### DATA EXTRACT

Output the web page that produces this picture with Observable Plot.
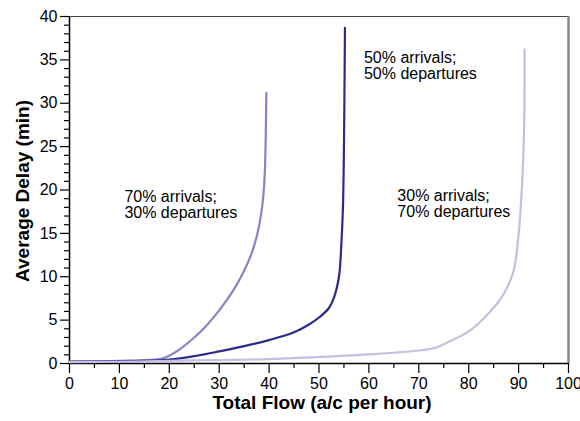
<!DOCTYPE html>
<html>
<head>
<meta charset="utf-8">
<script src="https://cdn.jsdelivr.net/npm/d3@7"></script>
<script src="https://cdn.jsdelivr.net/npm/@observablehq/plot@0.6"></script>
<style>
  html, body { margin: 0; padding: 0; background: white; }
</style>
</head>
<body>
<div id="chart"></div>
<script>
// Series: 70% arrivals / 30% departures
const flowA  = [0, 5, 10, 15, 18, 20, 22, 25, 27, 29, 31, 33, 35, 36.5, 37.5, 38.2, 38.7, 39.0, 39.2, 39.35, 39.45];
const delayA = [0.25, 0.27, 0.3, 0.38, 0.5, 0.9, 1.6, 3.0, 4.1, 5.4, 6.9, 8.6, 10.7, 12.7, 14.6, 16.5, 18.5, 20.5, 23.0, 27.0, 31.2];
// Series: 50% arrivals / 50% departures
const flowB  = [0, 5, 10, 15, 20, 25, 30, 35, 40, 45, 48, 50, 52, 53, 54, 54.5, 54.8, 55.0, 55.1, 55.2];
const delayB = [0.2, 0.22, 0.25, 0.3, 0.45, 0.85, 1.4, 2.0, 2.7, 3.6, 4.5, 5.3, 6.4, 7.6, 10.0, 14.0, 18.0, 25.0, 31.0, 38.7];
// Series: 30% arrivals / 70% departures
const flowC  = [0, 10, 20, 30, 40, 50, 60, 70, 73.5, 76, 80, 84, 87, 89, 90, 90.7, 91.1, 91.2];
const delayC = [0.15, 0.2, 0.3, 0.4, 0.5, 0.75, 1.05, 1.5, 1.85, 2.5, 3.7, 5.8, 8.0, 10.7, 14.9, 20.7, 27.0, 36.2];

const seriesNames = ["70/30", "50/50", "30/70"];
const seriesColors = ["#8783c5", "#2b2b8d", "#c3c0e2"];

const labelTexts = ["70% arrivals;\n30% departures", "50% arrivals;\n50% departures", "30% arrivals;\n70% departures"];
const labelX = [11.0, 59.0, 65.7];
const labelY = [18.3, 34.3, 18.4];

const xMajorTicks = [0, 10, 20, 30, 40, 50, 60, 70, 80, 90, 100];
const xMinorTicks = [5, 15, 25, 35, 45, 55, 65, 75, 85, 95];
const yMajorTicks = [0, 5, 10, 15, 20, 25, 30, 35, 40];
const yMinorTicks = d3.range(0, 41).filter(v => v % 5 !== 0);

const xTitle = "Total Flow (a/c per hour)";
const yTitle = "Average Delay (min)";

const rows = [];
[[flowA, delayA], [flowB, delayB], [flowC, delayC]].forEach(([fx, fy], i) => {
  fx.forEach((v, j) => rows.push({series: seriesNames[i], flow: v, delay: fy[j]}));
});
const labels = labelTexts.map((t, i) => ({text: t, x: labelX[i], y: labelY[i]}));

const chart = Plot.plot({
  width: 580,
  height: 421,
  marginLeft: 69,
  marginRight: 12,
  marginTop: 16,
  marginBottom: 58,
  x: {domain: [0, 100]},
  y: {domain: [0, 40]},
  color: {domain: seriesNames, range: seriesColors},
  style: {fontFamily: "Liberation Sans, Arial, sans-serif", fontSize: "16px", color: "black", background: "white", overflow: "visible"},
  marks: [
    Plot.ruleY([40], {stroke: "#444", strokeWidth: 1.2}),
    Plot.ruleX([100], {stroke: "#888", strokeWidth: 2.5}),
    Plot.axisX({ticks: xMajorTicks, tickSize: 10, tickPadding: 4, label: null, stroke: "black", strokeWidth: 1.2, fontSize: 16}),
    Plot.axisX({ticks: xMinorTicks, tickSize: 5, text: null, label: null, stroke: "black", strokeWidth: 1.2}),
    Plot.axisY({ticks: yMajorTicks, tickSize: 9, tickPadding: 3, label: null, stroke: "black", strokeWidth: 1.2, fontSize: 16}),
    Plot.axisY({ticks: yMinorTicks, tickSize: 5, text: null, label: null, stroke: "black", strokeWidth: 1.2}),
    Plot.ruleX([0], {stroke: "black", strokeWidth: 1.5}),
    Plot.ruleY([0], {stroke: "black", strokeWidth: 1.5}),
    Plot.line(rows, {x: "flow", y: "delay", z: "series", stroke: "series", curve: "catmull-rom", strokeWidth: 2.2}),
    Plot.text(labels, {x: "x", y: "y", text: "text", textAnchor: "start", lineHeight: 1.0, fontSize: 16, fill: "black"}),
    Plot.text([xTitle], {frameAnchor: "bottom", textAnchor: "middle", dy: 45, dx: 3, fontWeight: "bold", fontSize: 19, fill: "black"}),
    Plot.text([yTitle], {frameAnchor: "left", textAnchor: "middle", dx: -47, dy: 1, rotate: -90, fontWeight: "bold", fontSize: 19, fill: "black"})
  ]
});
document.getElementById("chart").appendChild(chart);
</script>
</body>
</html>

### GOAL
Reproduce the material word for word, minus the images.

### EXERCISE OUTPUT
Output the web page that produces this picture with Observable Plot.
<!DOCTYPE html>
<html>
<head>
<meta charset="utf-8">
<script src="https://cdn.jsdelivr.net/npm/d3@7"></script>
<script src="https://cdn.jsdelivr.net/npm/@observablehq/plot@0.6"></script>
<style>
  html, body { margin: 0; padding: 0; background: white; }
</style>
</head>
<body>
<div id="chart"></div>
<script>
// Series: 70% arrivals / 30% departures
const flowA  = [0, 5, 10, 15, 18, 20, 22, 25, 27, 29, 31, 33, 35, 36.5, 37.5, 38.2, 38.7, 39.0, 39.2, 39.35, 39.45];
const delayA = [0.25, 0.27, 0.3, 0.38, 0.5, 0.9, 1.6, 3.0, 4.1, 5.4, 6.9, 8.6, 10.7, 12.7, 14.6, 16.5, 18.5, 20.5, 23.0, 27.0, 31.2];
// Series: 50% arrivals / 50% departures
const flowB  = [0, 5, 10, 15, 20, 25, 30, 35, 40, 45, 48, 50, 52, 53, 54, 54.5, 54.8, 55.0, 55.1, 55.2];
const delayB = [0.2, 0.22, 0.25, 0.3, 0.45, 0.85, 1.4, 2.0, 2.7, 3.6, 4.5, 5.3, 6.4, 7.6, 10.0, 14.0, 18.0, 25.0, 31.0, 38.7];
// Series: 30% arrivals / 70% departures
const flowC  = [0, 10, 20, 30, 40, 50, 60, 70, 73.5, 76, 80, 84, 87, 89, 90, 90.7, 91.1, 91.2];
const delayC = [0.15, 0.2, 0.3, 0.4, 0.5, 0.75, 1.05, 1.5, 1.85, 2.5, 3.7, 5.8, 8.0, 10.7, 14.9, 20.7, 27.0, 36.2];

const seriesNames = ["70/30", "50/50", "30/70"];
const seriesColors = ["#8783c5", "#2b2b8d", "#c3c0e2"];

const labelTexts = ["70% arrivals;\n30% departures", "50% arrivals;\n50% departures", "30% arrivals;\n70% departures"];
const labelX = [11.0, 59.0, 65.7];
const labelY = [18.3, 34.3, 18.4];

const xMajorTicks = [0, 10, 20, 30, 40, 50, 60, 70, 80, 90, 100];
const xMinorTicks = [5, 15, 25, 35, 45, 55, 65, 75, 85, 95];
const yMajorTicks = [0, 5, 10, 15, 20, 25, 30, 35, 40];
const yMinorTicks = d3.range(0, 41).filter(v => v % 5 !== 0);

const xTitle = "Total Flow (a/c per hour)";
const yTitle = "Average Delay (min)";

const rows = [];
[[flowA, delayA], [flowB, delayB], [flowC, delayC]].forEach(([fx, fy], i) => {
  fx.forEach((v, j) => rows.push({series: seriesNames[i], flow: v, delay: fy[j]}));
});
const labels = labelTexts.map((t, i) => ({text: t, x: labelX[i], y: labelY[i]}));

const chart = Plot.plot({
  width: 580,
  height: 421,
  marginLeft: 69,
  marginRight: 12,
  marginTop: 16,
  marginBottom: 58,
  x: {domain: [0, 100]},
  y: {domain: [0, 40]},
  color: {domain: seriesNames, range: seriesColors},
  style: {fontFamily: "Liberation Sans, Arial, sans-serif", fontSize: "16px", color: "black", background: "white", overflow: "visible"},
  marks: [
    Plot.ruleY([40], {stroke: "#444", strokeWidth: 1.2}),
    Plot.ruleX([100], {stroke: "#888", strokeWidth: 2.5}),
    Plot.axisX({ticks: xMajorTicks, tickSize: 10, tickPadding: 4, label: null, stroke: "black", strokeWidth: 1.2, fontSize: 16}),
    Plot.axisX({ticks: xMinorTicks, tickSize: 5, text: null, label: null, stroke: "black", strokeWidth: 1.2}),
    Plot.axisY({ticks: yMajorTicks, tickSize: 9, tickPadding: 3, label: null, stroke: "black", strokeWidth: 1.2, fontSize: 16}),
    Plot.axisY({ticks: yMinorTicks, tickSize: 5, text: null, label: null, stroke: "black", strokeWidth: 1.2}),
    Plot.ruleX([0], {stroke: "black", strokeWidth: 1.5}),
    Plot.ruleY([0], {stroke: "black", strokeWidth: 1.5}),
    Plot.line(rows, {x: "flow", y: "delay", z: "series", stroke: "series", curve: "catmull-rom", strokeWidth: 2.2}),
    Plot.text(labels, {x: "x", y: "y", text: "text", textAnchor: "start", lineHeight: 1.0, fontSize: 16, fill: "black"}),
    Plot.text([xTitle], {frameAnchor: "bottom", textAnchor: "middle", dy: 45, dx: 3, fontWeight: "bold", fontSize: 19, fill: "black"}),
    Plot.text([yTitle], {frameAnchor: "left", textAnchor: "middle", dx: -47, dy: 1, rotate: -90, fontWeight: "bold", fontSize: 19, fill: "black"})
  ]
});
document.getElementById("chart").appendChild(chart);
</script>
</body>
</html>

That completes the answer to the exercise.